Have we got enough that feel they have been given opportunities in the last couple of years and still have the passion they had pre-covid? That’s another question.
That’s the problem with having had the numbers drop in these last couple of years – for those practices and supervisors who had equipped themselves and made training a priority and focus, without a trainee in the practice…
It doesn’t take much for that to become something that they turn away from.
It’s not necessarily about any placement policies or government [funding], it’s about them feeling like they’re not considered good enough by the potential trainees.
If they haven’t attracted a registrar, a lot of our members will say to us, “what have we done wrong”.
“We’ve delivered fantastic training – and no, okay, we’re not sitting over the top of a beach – but we’re in a beautiful town and a lovely, busy peri-urban setting, but they’re not coming,” they say.
“What have we done wrong?”
Their self-confidence gets eroded, and it’s hard to rebuild that.
We’re at the point of trying to make sure that opportunities for medical students and pre-vocational doctor training are seen as just as rewarding as AGPT training, but vocational training is the only one where there is an income generated for the supervisor.
It’s by no means compensates all the hours that they give, but there’s some reward.
The GP supervisor needs to be a destination career in its own right.

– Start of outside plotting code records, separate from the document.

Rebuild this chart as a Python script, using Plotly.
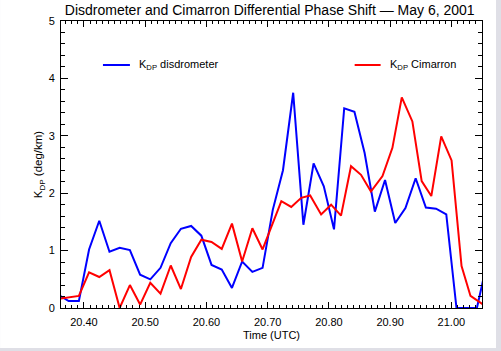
import plotly.graph_objects as go

# ---- data ----
time_dis = [20 + m / 60 for m in
            [21.5, 22.5, 23.5, 24.5, 25.5, 26.5, 27.5, 28.5, 29.5, 30.5, 31.5, 32.5, 33.5, 34.5,
             35.5, 36.5, 37.5, 38.5, 39.5, 40.5, 41.5, 42.5, 43.5, 44.5, 45.5, 46.5, 47.5, 48.5,
             49.5, 50.5, 51.5, 52.5, 53.5, 54.5, 55.5, 56.5, 57.5, 58.5, 59.5, 60.5, 61.5, 62.5, 63.5]]
kdp_dis = [0.23, 0.12, 0.12, 1.02, 1.52, 0.98, 1.05, 1.01, 0.58, 0.50, 0.70, 1.13, 1.38, 1.43,
           1.26, 0.75, 0.67, 0.35, 0.81, 0.63, 0.70, 1.71, 2.40, 3.75, 1.45, 2.52, 2.12, 1.37,
           3.48, 3.42, 2.70, 1.68, 2.23, 1.48, 1.74, 2.26, 1.75, 1.73, 1.63, 0.0, 0.0, 0.0, 0.8]

time_cim = [20.3583, 20.3750, 20.3917, 20.4083, 20.4250, 20.4417, 20.4583, 20.4750, 20.4917,
            20.5083, 20.5250, 20.5417, 20.5583, 20.5750, 20.5917, 20.6083, 20.6250, 20.6417,
            20.6583, 20.6750, 20.6917,
            20.7223, 20.7385, 20.7548, 20.7694, 20.7873, 20.8036, 20.8198, 20.8361, 20.8524,
            20.8686, 20.8875, 20.9037, 20.9190, 20.9363, 20.9515, 20.9672, 20.9834, 21.0003,
            21.0166, 21.0312, 21.0560]
kdp_cim = [0.16, 0.19, 0.21, 0.62, 0.54, 0.66, 0.0, 0.40, 0.06,
           0.44, 0.25, 0.74, 0.33, 0.89, 1.19, 1.15, 1.03, 1.47,
           0.81, 1.39, 1.02,
           1.86, 1.76, 1.92, 1.96, 1.63, 1.80, 1.61, 2.47, 2.32,
           2.03, 2.30, 2.79, 3.67, 3.25, 2.21, 1.95, 2.99, 2.57,
           0.73, 0.21, 0.03]

x_ticks = [20.40, 20.50, 20.60, 20.70, 20.80, 20.90, 21.00]
y_ticks = [0, 1, 2, 3, 4, 5]

FONT = "Liberation Sans, Arial, sans-serif"

fig = go.Figure()
fig.add_trace(go.Scatter(x=time_dis, y=kdp_dis, mode="lines",
                         line=dict(color="#0000ff", width=2), name="disdrometer",
                         showlegend=False))
fig.add_trace(go.Scatter(x=time_cim, y=kdp_cim, mode="lines",
                         line=dict(color="#ff0000", width=2), name="Cimarron",
                         showlegend=False))

W, H = 501, 351
L, R, T, B = 61, 18.5, 21, 43
pw, ph = W - L - R, H - T - B

def px_x(p):
    return (p - L) / pw

def px_y(p):
    return 1 - (p - T) / ph

# outer grey frame (page border)
fig.add_shape(type="rect", xref="paper", yref="paper",
              x0=px_x(0), x1=px_x(496.5), y0=px_y(348), y1=px_y(0),
              fillcolor="white", line=dict(width=0), layer="below")

# legend samples
legend_items = [("K<sub>DP</sub> disdrometer", "#0000ff", 103, 130, 137),
                ("K<sub>DP</sub> Cimarron", "#ff0000", 355, 381, 388)]
for text, col, xa, xb, xt in legend_items:
    fig.add_shape(type="line", xref="paper", yref="paper",
                  x0=px_x(xa), x1=px_x(xb), y0=px_y(65), y1=px_y(65),
                  line=dict(color=col, width=2))
    fig.add_annotation(x=px_x(xt), y=px_y(65), xref="paper", yref="paper",
                       text=text, showarrow=False, xanchor="left", yanchor="middle",
                       font=dict(family=FONT, size=11, color="black"))

axis_common = dict(showline=True, linecolor="black", linewidth=1, mirror="allticks",
                   ticks="inside", tickcolor="black", showgrid=False, zeroline=False,
                   tickfont=dict(family=FONT, size=11, color="black"))

fig.update_xaxes(range=[20.3625, 21.05], tickvals=x_ticks, ticktext=[f"{v:.2f}" for v in x_ticks],
                 ticklen=6, minor=dict(dtick=0.01, tick0=20.4, ticks="inside", ticklen=3,
                                       tickcolor="black"),
                 title=dict(text="Time (UTC)", font=dict(family=FONT, size=11, color="black"),
                            standoff=4),
                 ticklabelstandoff=4,
                 **axis_common)
fig.update_yaxes(range=[0, 5], tickvals=y_ticks, ticktext=[str(v) for v in y_ticks],
                 ticklen=7, minor=dict(dtick=0.2, tick0=0, ticks="inside", ticklen=4,
                                       tickcolor="black"),
                 title=dict(text="K<sub>DP</sub> (deg/km)",
                            font=dict(family=FONT, size=11.5, color="black"), standoff=3),
                 ticklabelstandoff=3,
                 **axis_common)

fig.update_layout(
    width=W, height=H,
    margin=dict(l=L, r=R, t=T, b=B, pad=0),
    paper_bgcolor="#dfdfe6", plot_bgcolor="white",
    title=dict(text="Disdrometer and Cimarron Differential Phase Shift — May 6, 2001",
               x=px_x(270), xref="paper", xanchor="center", y=1 - 10.5 / H, yanchor="middle",
               font=dict(family=FONT, size=14, color="black")),
)

fig.write_html("out.html")
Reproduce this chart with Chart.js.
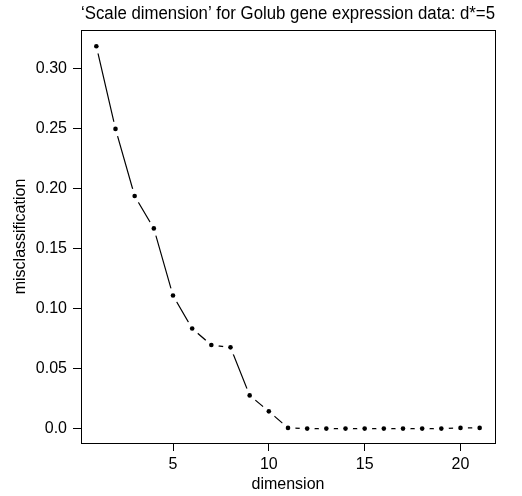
<!DOCTYPE html>
<html>
<head>
<meta charset="utf-8">
<script src="https://cdn.jsdelivr.net/npm/chart.js@4"></script>
<style>
  body { margin: 0; background: #fff; }
  #wrap { width: 522px; height: 496px; }
</style>
</head>
<body>
<div id="wrap"><canvas id="chart" width="522" height="496"></canvas></div>
<script>
const dims = [1, 2, 3, 4, 5, 6, 7, 8, 9, 10, 11, 12, 13, 14, 15, 16, 17, 18, 19, 20, 21];
const misclass = [0.319, 0.25, 0.194, 0.167, 0.111, 0.0835, 0.0697, 0.0678, 0.0277, 0.0144,
  0.0006, 0, 0, 0, 0, 0, 0, 0, 0, 0.0006, 0.0006];
const xTicks = [5, 10, 15, 20];
const yTicks = [0, 0.05, 0.1, 0.15, 0.2, 0.25, 0.3];
const yTickLabels = ["0.0", "0.05", "0.10", "0.15", "0.20", "0.25", "0.30"];

const font = "'Liberation Sans', Arial, Helvetica, sans-serif";
const points = dims.map((d, i) => ({ x: d, y: misclass[i] }));

// draw the full box round the plot, like R
const boxPlugin = {
  id: "box",
  afterDraw(chart) {
    const { ctx, chartArea: a } = chart;
    ctx.save();
    ctx.strokeStyle = "#000";
    ctx.lineWidth = 1;
    ctx.strokeRect(a.left + 0.5, a.top + 0.5, a.right - a.left, a.bottom - a.top);
    ctx.restore();
  }
};

new Chart(document.getElementById("chart"), {
  type: "line",
  data: {
    datasets: [
      { // the line itself
        data: points,
        borderColor: "#000",
        borderWidth: 1.2,
        pointRadius: 0,
        tension: 0,
        order: 3
      },
      { // white discs make the gaps round each point (type = "b")
        data: points,
        showLine: false,
        pointRadius: 7.5,
        pointBackgroundColor: "#fff",
        pointBorderWidth: 0,
        pointBorderColor: "#fff",
        order: 2
      },
      { // the dots
        data: points,
        showLine: false,
        pointRadius: 2.3,
        pointBackgroundColor: "#000",
        pointBorderWidth: 0,
        order: 1
      }
    ]
  },
  options: {
    responsive: false,
    animation: false,
    events: [],
    layout: { padding: { left: 0, top: 0, right: 27, bottom: 0 } },
    plugins: {
      legend: { display: false },
      tooltip: { enabled: false },
      title: {
        display: true,
        fullSize: false,
        text: "\u2018Scale dimension\u2019 for Golub gene expression data: d*=5",
        color: "#000",
        font: { family: font, size: 18.8, weight: "normal", lineHeight: 1.2 },
        padding: { top: 2.2, bottom: 5.24 }
      }
    },
    scales: {
      x: {
        type: "linear",
        min: 0.2,
        max: 21.8,
        afterBuildTicks: (s) => { s.ticks = xTicks.map((v) => ({ value: v })); },
        afterFit: (s) => { s.height = 53; },
        grid: { drawOnChartArea: false, color: "#000", tickLength: 8, tickWidth: 1 },
        border: { display: false },
        ticks: {
          color: "#000",
          font: { family: font, size: 16 },
          padding: 4,
          maxRotation: 0,
          callback: (v) => String(v)
        },
        title: {
          display: true,
          text: "dimension",
          color: "#000",
          font: { family: font, size: 16 },
          padding: { top: 0, bottom: 1.5 }
        }
      },
      y: {
        min: -0.012,
        max: 0.3325,
        afterBuildTicks: (s) => { s.ticks = yTicks.map((v) => ({ value: v })); },
        afterFit: (s) => { s.width = 81; },
        grid: { drawOnChartArea: false, color: "#000", tickLength: 8, tickWidth: 1 },
        border: { display: false },
        ticks: {
          color: "#000",
          font: { family: font, size: 16 },
          padding: 6,
          callback: (v, i) => yTickLabels[i]
        },
        title: {
          display: true,
          text: "misclassification",
          color: "#000",
          font: { family: font, size: 16 },
          padding: { top: 11, bottom: 0 }
        }
      }
    }
  },
  plugins: [boxPlugin]
});
</script>
</body>
</html>
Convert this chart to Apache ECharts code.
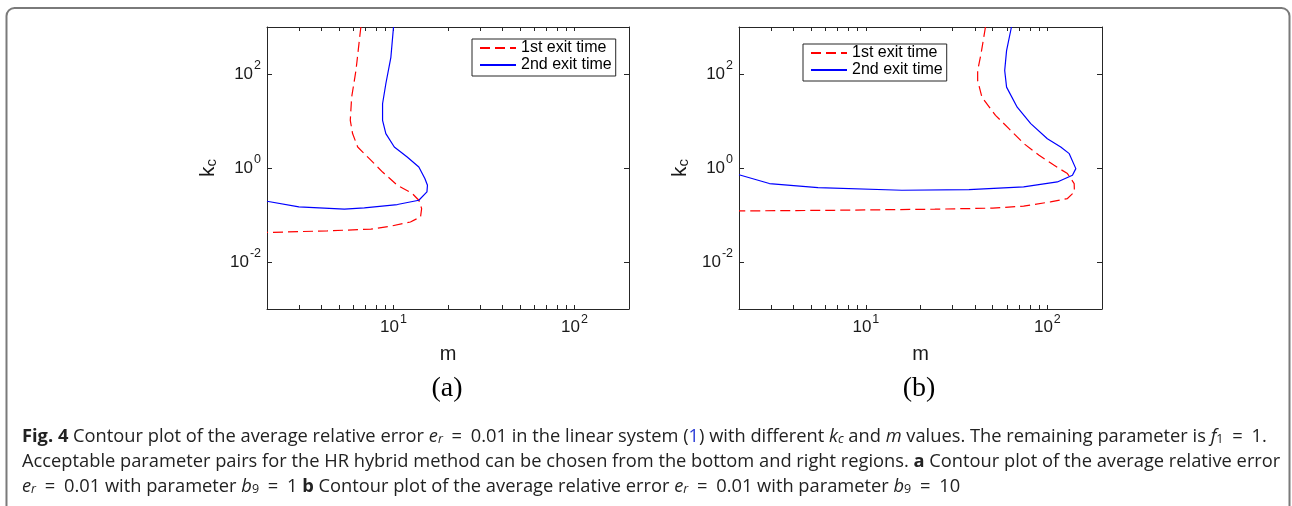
<!DOCTYPE html>
<html>
<head>
<meta charset="utf-8">
<script src="https://cdn.jsdelivr.net/npm/echarts@6/dist/echarts.min.js"></script>
<style>
html,body{margin:0;padding:0;background:#fff;}
#chart{width:1292px;height:506px;}
</style>
</head>
<body>
<div id="chart"></div>
<script>
// ---- data (m, k_c values) ----
const seriesNames = ['1st exit time', '2nd exit time'];

// panel (a): b9 = 1
const redA_m = [6.6, 6.2, 5.87, 5.77, 5.94, 6.34, 7.35, 8.7, 10.5, 12.7, 13.8, 14.3, 14.1, 12.4, 9.7, 7.5, 4.3, 2];
const redA_k = [1000, 118, 32, 10.3, 5.4, 2.8, 1.58, 0.82, 0.43, 0.286, 0.206, 0.137, 0.091, 0.071, 0.058, 0.050, 0.046, 0.0425];
const blueA_m = [10, 9.67, 9.07, 8.7, 8.7, 9.07, 10.1, 11.9, 13.8, 14.9, 15.4, 15.3, 13.8, 10.5, 6.9, 5.35, 3.0, 2];
const blueA_k = [1000, 227, 62, 23.3, 10.3, 5.4, 2.8, 1.71, 1.05, 0.6, 0.43, 0.31, 0.206, 0.167, 0.142, 0.133, 0.149, 0.196];

// panel (b): b9 = 10
const redB_m = [45.6, 43.1, 41.3, 41.3, 43.6, 51.8, 61.4, 74.3, 90, 109, 129, 140.5, 141, 129, 104, 74, 50, 24, 6.7, 2];
const redB_k = [1000, 268, 118.6, 72.8, 32.2, 13.2, 6.86, 3.3, 1.86, 1.14, 0.76, 0.467, 0.31, 0.224, 0.19, 0.155, 0.14, 0.133, 0.126, 0.122];
const blueB_m = [63.4, 59.6, 58.2, 59.6, 68.2, 81, 100, 118.5, 132, 143.5, 137.5, 113.5, 74, 37, 15.8, 5.45, 2.94, 2];
const blueB_k = [1000, 315, 118.6, 52.5, 19.7, 8.8, 4.2, 2.79, 2.02, 0.97, 0.70, 0.505, 0.395, 0.348, 0.336, 0.384, 0.467, 0.72];

// axis ranges and ticks
const mRange = [2, 200];
const kRange = [0.001, 1000];
const mTickValues = [2, 3, 4, 5, 6, 7, 8, 9, 10, 20, 30, 40, 50, 60, 70, 80, 90, 100, 200];
const mLabelValues = [10, 100];
const kTickValues = [0.01, 1, 100];
const panelLabels = ['(a)', '(b)'];

// ---- helpers ----
const lg = Math.log10;
const pairs = (xs, ys) => xs.map((x, i) => [lg(x), lg(ys[i])]);
const AX = '#262626';
const FONT = 'Liberation Sans';
const supRich = {
  b: {fontFamily: FONT, fontSize: 17, lineHeight: 17, verticalAlign: 'bottom', color: '#1a1a1a'},
  s: {fontFamily: FONT, fontSize: 12.5, lineHeight: 12, padding: [0, 0, 10, 1], verticalAlign: 'bottom', color: '#1a1a1a'}
};
const powFmt = v => '{b|10}{s|' + Math.round(v) + '}';

function xAx(grid, pos, withLabels) {
  return {
    type: 'value', gridIndex: grid, position: pos,
    min: lg(mRange[0]), max: lg(mRange[1]),
    axisLine: {show: true, onZero: false, lineStyle: {color: AX, width: 1}},
    axisTick: {show: true, inside: true, length: 4, customValues: mTickValues.map(lg), lineStyle: {color: AX}},
    axisLabel: {show: withLabels, customValues: mLabelValues.map(lg), formatter: powFmt, rich: supRich, margin: 10, hideOverlap: false},
    splitLine: {show: false},
    name: withLabels ? 'm' : '', nameLocation: 'middle', nameGap: 35,
    nameTextStyle: {fontFamily: FONT, fontSize: 20, color: '#1a1a1a'}
  };
}
function yAx(grid, pos, withLabels) {
  return {
    type: 'value', gridIndex: grid, position: pos,
    min: lg(kRange[0]), max: lg(kRange[1]),
    axisLine: {show: true, onZero: false, lineStyle: {color: AX, width: 1}},
    axisTick: {show: true, inside: true, length: 5, customValues: kTickValues.map(lg), lineStyle: {color: AX}},
    axisLabel: {show: withLabels, customValues: kTickValues.map(lg), formatter: powFmt, rich: supRich, margin: 6, hideOverlap: false},
    splitLine: {show: false},
    name: withLabels ? '{k|k}{c|c}' : '', nameLocation: 'middle', nameGap: 48,
    nameTextStyle: {
      rich: {
        k: {fontFamily: FONT, fontSize: 21, lineHeight: 24, verticalAlign: 'bottom', color: '#1a1a1a'},
        c: {fontFamily: FONT, fontSize: 15, lineHeight: 14, verticalAlign: 'bottom', color: '#1a1a1a'}
      }
    }
  };
}
function lineSeries(name, data, xi, yi) {
  const red = name === seriesNames[0];
  return {
    name, type: 'line', xAxisIndex: xi, yAxisIndex: yi, data,
    symbol: 'none', smooth: false, clip: true, animation: false,
    lineStyle: {color: red ? '#ff0000' : '#0000ff', width: 1.2, type: red ? [10, 5] : 'solid'},
    itemStyle: {color: red ? '#ff0000' : '#0000ff'}
  };
}
function legendAt(left, top) {
  return {
    left, top, orient: 'vertical', data: seriesNames,
    itemWidth: 36, itemHeight: 10, itemGap: 1,
    padding: [1, 4, 3, 7],
    borderColor: AX, borderWidth: 1, backgroundColor: '#fff',
    selectedMode: false,
    itemStyle: {opacity: 0, borderWidth: 0},
    textStyle: {fontFamily: FONT, fontSize: 16, lineHeight: 16, color: '#000'}
  };
}

// caption rich styles
const CF = 'Open Sans';
const CS = 18.3;
const SS = 12.5;
const CC = '#222';
const capRich = {
  n: {fontFamily: CF, fontSize: CS, lineHeight: 25, verticalAlign: 'bottom', fill: CC},
  eq: {fontFamily: CF, fontSize: CS, lineHeight: 25, verticalAlign: 'bottom', fill: CC, padding: [0, 4, 0, 4]},
  bd: {fontFamily: CF, fontSize: CS, fontWeight: 'bold', lineHeight: 25, verticalAlign: 'bottom', fill: CC},
  it: {fontFamily: CF, fontSize: CS, fontStyle: 'italic', lineHeight: 25, verticalAlign: 'bottom', fill: CC},
  sub: {fontFamily: CF, fontSize: SS, lineHeight: 11, verticalAlign: 'bottom', fill: CC},
  subi: {fontFamily: CF, fontSize: SS, fontStyle: 'italic', lineHeight: 11, verticalAlign: 'bottom', fill: CC},
  bl: {fontFamily: CF, fontSize: CS, lineHeight: 25, verticalAlign: 'bottom', fill: '#2a3bd6'}
};
const captionLines = [
  '{bd|Fig. 4}{n| Contour plot of the average relative error }{it|e}{subi|r}{eq| = }{n|0.01 in the linear system (}{bl|1}{n|) with different }{it|k}{subi|c}{n| and }{it|m}{n| values. The remaining parameter is }{it|f}{sub|1}{eq| = }{n|1.}',
  '{n|Acceptable parameter pairs for the HR hybrid method can be chosen from the bottom and right regions. }{bd|a}{n| Contour plot of the average relative error}',
  '{it|e}{subi|r}{eq| = }{n|0.01 with parameter }{it|b}{sub|9}{eq| = }{n|1 }{bd|b}{n| Contour plot of the average relative error }{it|e}{subi|r}{eq| = }{n|0.01 with parameter }{it|b}{sub|9}{eq| = }{n|10}'
];
const captionY = [433, 458, 483];

const chart = echarts.init(document.getElementById('chart'), null, {renderer: 'canvas'});
const option = {
  backgroundColor: '#fff',
  animation: false,
  grid: [
    {left: 267, top: 27, width: 362, height: 282, containLabel: false},
    {left: 739, top: 27, width: 363, height: 282, containLabel: false}
  ],
  xAxis: [xAx(0, 'bottom', true), xAx(0, 'top', false), xAx(1, 'bottom', true), xAx(1, 'top', false)],
  yAxis: [yAx(0, 'left', true), yAx(0, 'right', false), yAx(1, 'left', true), yAx(1, 'right', false)],
  legend: [legendAt(472, 39), legendAt(803, 44)],
  series: [
    lineSeries(seriesNames[0], pairs(redA_m, redA_k), 0, 0),
    lineSeries(seriesNames[1], pairs(blueA_m, blueA_k), 0, 0),
    lineSeries(seriesNames[0], pairs(redB_m, redB_k), 2, 2),
    lineSeries(seriesNames[1], pairs(blueB_m, blueB_k), 2, 2)
  ],
  graphic: [
    {type: 'rect', shape: {x: 6.5, y: 8, width: 1283, height: 540, r: 8}, style: {fill: 'none', stroke: '#7a7a7a', lineWidth: 2}, silent: true, z: 0},
    {type: 'text', x: 447, y: 389, style: {text: panelLabels[0], fontFamily: 'Liberation Serif', fontSize: 28, fill: '#000', align: 'center', verticalAlign: 'middle'}},
    {type: 'text', x: 919, y: 389, style: {text: panelLabels[1], fontFamily: 'Liberation Serif', fontSize: 28, fill: '#000', align: 'center', verticalAlign: 'middle'}}
  ].concat(captionLines.map((t, i) => ({
    type: 'text', x: 22, y: captionY[i],
    style: {text: t, rich: capRich, fontFamily: CF, fontSize: CS, lineHeight: 25, fill: CC, align: 'left', verticalAlign: 'middle'}
  })))
};
chart.setOption(option);
</script>
</body>
</html>
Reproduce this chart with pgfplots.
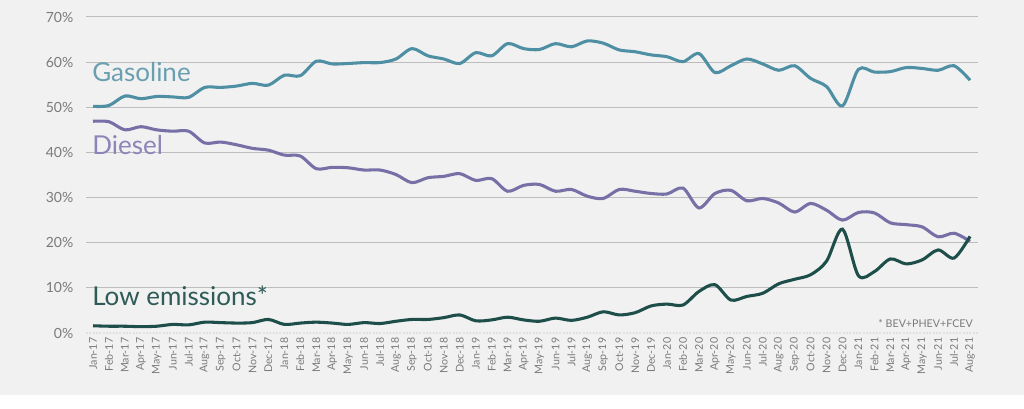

It needs to be something where the trainee comes in, looks at that person and sees that they’re happy doing what they’re doing, they’re sharing something they love, that’s what they want to be, then you’re creating a robust, long term supervising workforce.
TMR: What do the next few years look like?
Ms Taylor: It’s looking up.
I know that everybody sees a promise coming from a pre-election period as a bit of a whitewash, but I think our board is seeing the benefit in primary health care getting a “goal” to this extent [in the $8.5 billion promise], and that being replicated by the Opposition.
It does make it look we’ve turned the corner – no longer is general practice the poor cousin.
It’s not all about the money, but if there is some financial support for general practice broadly it can only help.
It really is amazing how influential GPs are in the life of the community members around them, and that’s something we’d love our members to be able to transfer onto trainees.
TMR: We like to do a silly question as well – I know you have a groodle named Charlie Brown. What would he do if he was a person?
Ms Taylor: I think he’d be a punk rocker.

Charlie Brown, replete with mohawk
This interview has been edited for length and clarity.